WHAT NEEDS TO BE DONE:
Reproduce, exactly and in full, the lines from the one with "Rebuild this chart" through the one with "const H = 323;" in the data below; drop pictures.

Entries from a dataset:
begin
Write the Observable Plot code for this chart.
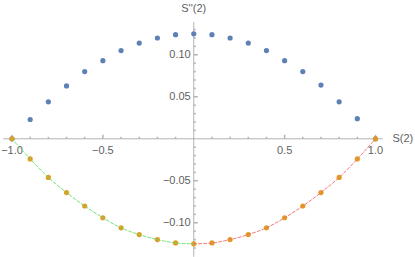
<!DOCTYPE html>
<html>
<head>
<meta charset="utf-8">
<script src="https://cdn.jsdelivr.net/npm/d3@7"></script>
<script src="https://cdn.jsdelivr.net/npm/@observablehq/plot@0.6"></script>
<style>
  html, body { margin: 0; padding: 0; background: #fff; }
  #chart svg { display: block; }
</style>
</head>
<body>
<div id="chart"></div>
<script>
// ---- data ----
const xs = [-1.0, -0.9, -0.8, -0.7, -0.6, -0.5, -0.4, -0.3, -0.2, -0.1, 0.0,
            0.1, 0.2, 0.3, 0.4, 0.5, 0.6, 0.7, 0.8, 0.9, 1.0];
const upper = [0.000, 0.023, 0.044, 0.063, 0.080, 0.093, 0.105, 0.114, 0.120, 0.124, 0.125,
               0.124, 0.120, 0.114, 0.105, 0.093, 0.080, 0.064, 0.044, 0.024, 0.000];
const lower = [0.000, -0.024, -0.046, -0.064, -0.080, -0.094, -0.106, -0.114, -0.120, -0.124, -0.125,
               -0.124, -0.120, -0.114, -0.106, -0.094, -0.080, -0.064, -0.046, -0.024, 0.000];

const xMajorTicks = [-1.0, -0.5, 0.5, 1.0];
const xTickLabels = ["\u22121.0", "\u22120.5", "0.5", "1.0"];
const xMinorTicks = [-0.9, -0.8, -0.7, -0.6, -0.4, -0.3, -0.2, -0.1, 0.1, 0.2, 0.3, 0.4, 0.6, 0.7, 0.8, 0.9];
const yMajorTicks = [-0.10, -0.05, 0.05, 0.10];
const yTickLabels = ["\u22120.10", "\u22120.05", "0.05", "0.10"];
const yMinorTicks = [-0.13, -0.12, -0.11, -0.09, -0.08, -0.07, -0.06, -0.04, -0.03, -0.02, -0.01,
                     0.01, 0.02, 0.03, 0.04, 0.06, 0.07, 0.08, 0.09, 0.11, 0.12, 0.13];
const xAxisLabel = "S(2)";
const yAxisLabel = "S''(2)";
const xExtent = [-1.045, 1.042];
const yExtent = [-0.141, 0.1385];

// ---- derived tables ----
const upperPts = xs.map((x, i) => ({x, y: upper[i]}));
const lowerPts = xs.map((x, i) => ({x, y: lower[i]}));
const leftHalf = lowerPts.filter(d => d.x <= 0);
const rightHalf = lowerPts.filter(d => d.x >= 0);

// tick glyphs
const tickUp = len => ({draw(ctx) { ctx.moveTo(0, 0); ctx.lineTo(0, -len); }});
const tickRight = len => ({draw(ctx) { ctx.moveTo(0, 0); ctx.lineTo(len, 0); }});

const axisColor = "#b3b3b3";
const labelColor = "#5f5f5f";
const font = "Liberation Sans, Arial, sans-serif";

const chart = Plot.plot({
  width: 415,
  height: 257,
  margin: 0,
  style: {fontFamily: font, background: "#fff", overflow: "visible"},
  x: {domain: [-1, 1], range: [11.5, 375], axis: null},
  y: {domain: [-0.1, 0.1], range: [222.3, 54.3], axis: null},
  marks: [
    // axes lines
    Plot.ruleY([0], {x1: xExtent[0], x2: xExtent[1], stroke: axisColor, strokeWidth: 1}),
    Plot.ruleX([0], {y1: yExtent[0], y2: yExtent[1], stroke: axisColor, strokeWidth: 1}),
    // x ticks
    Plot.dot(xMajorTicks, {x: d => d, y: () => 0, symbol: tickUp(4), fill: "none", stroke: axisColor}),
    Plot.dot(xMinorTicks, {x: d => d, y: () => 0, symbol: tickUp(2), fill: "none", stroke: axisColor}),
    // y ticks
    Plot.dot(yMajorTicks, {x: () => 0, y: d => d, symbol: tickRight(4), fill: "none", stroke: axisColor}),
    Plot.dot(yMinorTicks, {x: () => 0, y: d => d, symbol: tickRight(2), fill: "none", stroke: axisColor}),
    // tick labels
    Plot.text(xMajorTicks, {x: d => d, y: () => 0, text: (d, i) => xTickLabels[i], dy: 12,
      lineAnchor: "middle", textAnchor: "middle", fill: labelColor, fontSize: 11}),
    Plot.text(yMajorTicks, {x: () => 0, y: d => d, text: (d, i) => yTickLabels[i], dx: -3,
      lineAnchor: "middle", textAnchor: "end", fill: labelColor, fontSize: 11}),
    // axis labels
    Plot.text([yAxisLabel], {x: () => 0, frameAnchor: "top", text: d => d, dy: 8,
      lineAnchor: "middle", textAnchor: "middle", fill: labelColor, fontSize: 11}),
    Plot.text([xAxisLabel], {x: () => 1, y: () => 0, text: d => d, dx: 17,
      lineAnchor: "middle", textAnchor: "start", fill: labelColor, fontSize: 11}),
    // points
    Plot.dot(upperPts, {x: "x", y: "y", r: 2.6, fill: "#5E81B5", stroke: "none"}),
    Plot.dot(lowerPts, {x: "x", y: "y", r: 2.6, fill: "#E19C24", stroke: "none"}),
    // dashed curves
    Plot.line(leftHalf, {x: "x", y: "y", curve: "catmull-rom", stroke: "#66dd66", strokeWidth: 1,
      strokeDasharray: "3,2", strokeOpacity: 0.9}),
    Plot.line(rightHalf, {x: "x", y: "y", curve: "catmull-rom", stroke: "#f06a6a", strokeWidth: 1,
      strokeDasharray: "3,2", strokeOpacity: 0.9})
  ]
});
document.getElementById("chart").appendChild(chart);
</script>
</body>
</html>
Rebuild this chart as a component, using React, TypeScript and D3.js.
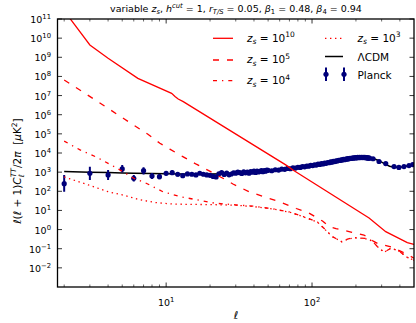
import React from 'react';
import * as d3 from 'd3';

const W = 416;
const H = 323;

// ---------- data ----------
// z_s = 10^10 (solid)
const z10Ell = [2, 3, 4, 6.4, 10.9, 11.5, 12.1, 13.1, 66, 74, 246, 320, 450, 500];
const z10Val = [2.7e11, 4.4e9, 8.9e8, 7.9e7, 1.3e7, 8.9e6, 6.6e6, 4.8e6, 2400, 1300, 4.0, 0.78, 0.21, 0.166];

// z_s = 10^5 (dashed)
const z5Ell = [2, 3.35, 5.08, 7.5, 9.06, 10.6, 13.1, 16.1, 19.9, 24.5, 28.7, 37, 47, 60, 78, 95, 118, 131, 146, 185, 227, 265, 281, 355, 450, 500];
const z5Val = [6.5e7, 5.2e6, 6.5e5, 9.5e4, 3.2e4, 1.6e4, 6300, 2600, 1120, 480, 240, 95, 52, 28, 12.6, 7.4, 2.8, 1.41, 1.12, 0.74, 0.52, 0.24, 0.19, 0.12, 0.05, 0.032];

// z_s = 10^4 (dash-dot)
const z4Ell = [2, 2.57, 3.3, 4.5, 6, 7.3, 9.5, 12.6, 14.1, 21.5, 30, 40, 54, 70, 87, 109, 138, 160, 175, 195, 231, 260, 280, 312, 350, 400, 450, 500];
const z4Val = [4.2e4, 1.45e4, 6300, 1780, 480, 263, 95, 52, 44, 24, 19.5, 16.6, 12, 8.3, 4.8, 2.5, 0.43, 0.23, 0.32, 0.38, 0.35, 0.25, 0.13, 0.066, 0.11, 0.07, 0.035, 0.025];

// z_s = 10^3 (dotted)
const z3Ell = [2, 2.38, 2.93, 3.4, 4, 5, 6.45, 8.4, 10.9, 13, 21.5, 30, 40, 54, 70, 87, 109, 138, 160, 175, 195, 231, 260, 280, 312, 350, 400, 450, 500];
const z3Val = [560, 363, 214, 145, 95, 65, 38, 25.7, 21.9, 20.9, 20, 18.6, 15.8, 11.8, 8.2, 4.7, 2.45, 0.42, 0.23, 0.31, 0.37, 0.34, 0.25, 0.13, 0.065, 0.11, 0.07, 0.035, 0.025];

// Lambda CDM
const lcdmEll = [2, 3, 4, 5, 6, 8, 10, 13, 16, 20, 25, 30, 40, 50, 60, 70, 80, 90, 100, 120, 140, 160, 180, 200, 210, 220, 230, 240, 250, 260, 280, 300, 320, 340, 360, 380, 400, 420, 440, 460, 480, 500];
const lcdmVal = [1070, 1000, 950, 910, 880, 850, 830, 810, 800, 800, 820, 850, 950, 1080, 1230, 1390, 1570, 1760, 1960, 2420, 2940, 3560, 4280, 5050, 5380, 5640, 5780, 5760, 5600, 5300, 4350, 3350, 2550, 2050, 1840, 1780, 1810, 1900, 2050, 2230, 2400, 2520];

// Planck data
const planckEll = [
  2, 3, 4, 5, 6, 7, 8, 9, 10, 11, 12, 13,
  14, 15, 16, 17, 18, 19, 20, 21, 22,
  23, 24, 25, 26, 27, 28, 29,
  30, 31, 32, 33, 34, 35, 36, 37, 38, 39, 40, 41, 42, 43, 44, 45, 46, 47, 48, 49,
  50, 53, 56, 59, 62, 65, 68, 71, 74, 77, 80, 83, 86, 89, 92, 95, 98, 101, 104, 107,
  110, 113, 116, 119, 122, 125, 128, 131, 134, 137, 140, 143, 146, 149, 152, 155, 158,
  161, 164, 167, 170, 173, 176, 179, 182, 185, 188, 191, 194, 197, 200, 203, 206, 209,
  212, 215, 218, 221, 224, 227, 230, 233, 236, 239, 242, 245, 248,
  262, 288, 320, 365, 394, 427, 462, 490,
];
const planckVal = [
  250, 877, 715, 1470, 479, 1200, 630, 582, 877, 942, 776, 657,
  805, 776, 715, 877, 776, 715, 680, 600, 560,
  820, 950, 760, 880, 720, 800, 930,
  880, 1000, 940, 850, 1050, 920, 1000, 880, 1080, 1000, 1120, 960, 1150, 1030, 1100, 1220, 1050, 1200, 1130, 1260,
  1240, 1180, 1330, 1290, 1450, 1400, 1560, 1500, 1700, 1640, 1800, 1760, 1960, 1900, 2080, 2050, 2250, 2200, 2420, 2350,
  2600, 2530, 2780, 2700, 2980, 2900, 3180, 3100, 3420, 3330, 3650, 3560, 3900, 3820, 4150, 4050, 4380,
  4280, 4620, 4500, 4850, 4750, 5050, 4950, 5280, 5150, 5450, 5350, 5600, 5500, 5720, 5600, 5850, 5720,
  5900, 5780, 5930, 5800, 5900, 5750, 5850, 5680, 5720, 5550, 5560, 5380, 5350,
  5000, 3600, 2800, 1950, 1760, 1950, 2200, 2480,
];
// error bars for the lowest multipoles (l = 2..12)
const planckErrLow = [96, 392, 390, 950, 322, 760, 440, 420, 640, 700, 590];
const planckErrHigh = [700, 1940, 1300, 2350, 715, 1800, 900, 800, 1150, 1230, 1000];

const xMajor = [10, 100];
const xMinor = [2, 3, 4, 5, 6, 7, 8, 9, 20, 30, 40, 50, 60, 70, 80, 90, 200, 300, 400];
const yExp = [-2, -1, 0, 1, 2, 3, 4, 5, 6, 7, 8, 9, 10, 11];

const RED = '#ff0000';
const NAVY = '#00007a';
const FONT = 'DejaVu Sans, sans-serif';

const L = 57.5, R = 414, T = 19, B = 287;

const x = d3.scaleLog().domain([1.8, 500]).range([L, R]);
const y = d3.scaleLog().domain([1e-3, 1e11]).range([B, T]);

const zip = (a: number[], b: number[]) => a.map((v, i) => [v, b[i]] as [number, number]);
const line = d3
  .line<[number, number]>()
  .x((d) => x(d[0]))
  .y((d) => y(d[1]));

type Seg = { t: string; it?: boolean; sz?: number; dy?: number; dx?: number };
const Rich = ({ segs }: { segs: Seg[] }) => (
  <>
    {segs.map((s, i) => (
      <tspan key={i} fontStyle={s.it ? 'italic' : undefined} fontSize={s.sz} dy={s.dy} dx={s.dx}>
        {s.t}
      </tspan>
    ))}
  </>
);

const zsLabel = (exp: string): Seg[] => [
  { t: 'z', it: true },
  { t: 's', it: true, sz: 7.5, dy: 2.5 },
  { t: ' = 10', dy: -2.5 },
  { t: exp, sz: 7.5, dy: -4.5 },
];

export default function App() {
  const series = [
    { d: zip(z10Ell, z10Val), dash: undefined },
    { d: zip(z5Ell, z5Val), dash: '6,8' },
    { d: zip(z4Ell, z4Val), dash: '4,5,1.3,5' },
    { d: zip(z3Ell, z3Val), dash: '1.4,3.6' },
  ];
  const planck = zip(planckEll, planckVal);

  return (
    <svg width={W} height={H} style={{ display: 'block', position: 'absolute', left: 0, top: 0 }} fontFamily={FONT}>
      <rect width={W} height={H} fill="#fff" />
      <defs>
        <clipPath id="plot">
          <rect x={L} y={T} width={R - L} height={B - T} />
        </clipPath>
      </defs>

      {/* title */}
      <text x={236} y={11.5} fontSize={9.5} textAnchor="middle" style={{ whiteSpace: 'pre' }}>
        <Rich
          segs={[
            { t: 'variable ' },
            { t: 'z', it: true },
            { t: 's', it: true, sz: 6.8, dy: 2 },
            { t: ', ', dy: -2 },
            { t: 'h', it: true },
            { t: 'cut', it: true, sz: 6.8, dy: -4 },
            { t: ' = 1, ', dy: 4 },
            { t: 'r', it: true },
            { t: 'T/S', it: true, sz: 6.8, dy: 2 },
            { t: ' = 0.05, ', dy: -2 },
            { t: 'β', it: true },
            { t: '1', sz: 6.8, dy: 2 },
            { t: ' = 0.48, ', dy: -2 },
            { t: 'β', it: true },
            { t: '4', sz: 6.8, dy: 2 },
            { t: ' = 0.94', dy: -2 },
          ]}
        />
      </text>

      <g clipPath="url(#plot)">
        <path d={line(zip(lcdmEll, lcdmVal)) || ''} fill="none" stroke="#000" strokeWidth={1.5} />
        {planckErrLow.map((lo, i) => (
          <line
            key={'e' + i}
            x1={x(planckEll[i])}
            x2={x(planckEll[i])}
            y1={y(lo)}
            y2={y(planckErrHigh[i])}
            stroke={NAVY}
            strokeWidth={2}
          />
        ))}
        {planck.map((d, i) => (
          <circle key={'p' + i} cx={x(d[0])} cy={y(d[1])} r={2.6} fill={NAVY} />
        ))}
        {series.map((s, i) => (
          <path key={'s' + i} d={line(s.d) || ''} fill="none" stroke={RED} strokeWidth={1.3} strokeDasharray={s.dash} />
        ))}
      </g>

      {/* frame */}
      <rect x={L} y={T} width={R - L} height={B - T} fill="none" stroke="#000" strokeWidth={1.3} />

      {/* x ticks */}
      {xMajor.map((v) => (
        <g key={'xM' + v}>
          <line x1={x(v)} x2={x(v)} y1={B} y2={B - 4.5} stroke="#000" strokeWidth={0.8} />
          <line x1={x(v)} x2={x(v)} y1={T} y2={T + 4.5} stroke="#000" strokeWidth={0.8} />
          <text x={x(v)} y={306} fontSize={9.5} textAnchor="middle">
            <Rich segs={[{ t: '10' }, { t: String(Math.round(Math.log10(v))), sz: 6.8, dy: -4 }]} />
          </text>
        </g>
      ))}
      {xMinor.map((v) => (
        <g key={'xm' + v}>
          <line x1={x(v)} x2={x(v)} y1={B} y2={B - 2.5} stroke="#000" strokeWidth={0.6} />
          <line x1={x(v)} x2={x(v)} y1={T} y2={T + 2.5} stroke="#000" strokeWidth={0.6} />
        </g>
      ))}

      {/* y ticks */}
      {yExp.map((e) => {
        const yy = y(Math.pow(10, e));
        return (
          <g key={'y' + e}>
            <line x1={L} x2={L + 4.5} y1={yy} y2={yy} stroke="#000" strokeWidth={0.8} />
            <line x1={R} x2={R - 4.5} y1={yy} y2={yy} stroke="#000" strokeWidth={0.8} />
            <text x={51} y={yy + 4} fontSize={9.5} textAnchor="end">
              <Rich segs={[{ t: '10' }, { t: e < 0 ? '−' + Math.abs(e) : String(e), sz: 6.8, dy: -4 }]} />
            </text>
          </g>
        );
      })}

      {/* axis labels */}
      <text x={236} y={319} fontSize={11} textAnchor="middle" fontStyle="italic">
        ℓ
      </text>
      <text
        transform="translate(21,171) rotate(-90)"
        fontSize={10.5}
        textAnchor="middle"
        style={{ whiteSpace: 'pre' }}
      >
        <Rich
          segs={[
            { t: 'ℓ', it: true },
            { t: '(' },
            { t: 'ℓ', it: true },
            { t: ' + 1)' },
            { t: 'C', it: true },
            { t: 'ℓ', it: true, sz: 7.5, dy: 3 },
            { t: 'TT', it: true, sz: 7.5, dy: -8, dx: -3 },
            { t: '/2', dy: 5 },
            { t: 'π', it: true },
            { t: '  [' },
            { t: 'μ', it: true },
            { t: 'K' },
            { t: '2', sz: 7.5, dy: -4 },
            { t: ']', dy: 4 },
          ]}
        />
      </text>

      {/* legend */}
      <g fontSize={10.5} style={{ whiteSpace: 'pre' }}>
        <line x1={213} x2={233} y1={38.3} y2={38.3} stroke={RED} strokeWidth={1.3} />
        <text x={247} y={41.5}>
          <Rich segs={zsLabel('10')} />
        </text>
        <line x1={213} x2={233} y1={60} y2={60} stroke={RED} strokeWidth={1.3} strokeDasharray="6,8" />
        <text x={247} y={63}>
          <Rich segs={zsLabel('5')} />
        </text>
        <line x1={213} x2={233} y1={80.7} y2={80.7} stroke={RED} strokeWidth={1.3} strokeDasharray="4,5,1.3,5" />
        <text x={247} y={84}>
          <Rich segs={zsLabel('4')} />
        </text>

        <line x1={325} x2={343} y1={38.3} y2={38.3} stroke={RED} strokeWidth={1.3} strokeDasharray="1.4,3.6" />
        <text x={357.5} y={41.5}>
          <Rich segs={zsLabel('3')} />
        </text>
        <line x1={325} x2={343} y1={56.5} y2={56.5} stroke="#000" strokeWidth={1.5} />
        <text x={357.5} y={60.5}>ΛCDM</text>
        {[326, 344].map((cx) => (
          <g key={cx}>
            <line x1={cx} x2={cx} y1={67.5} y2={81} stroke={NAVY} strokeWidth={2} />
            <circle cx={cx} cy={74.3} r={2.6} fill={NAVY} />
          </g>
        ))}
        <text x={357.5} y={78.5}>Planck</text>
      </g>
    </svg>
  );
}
end
TASK OUTPUT:
Rebuild this chart as a component, using React, TypeScript and D3.js.
import React from 'react';
import * as d3 from 'd3';

const W = 416;
const H = 323;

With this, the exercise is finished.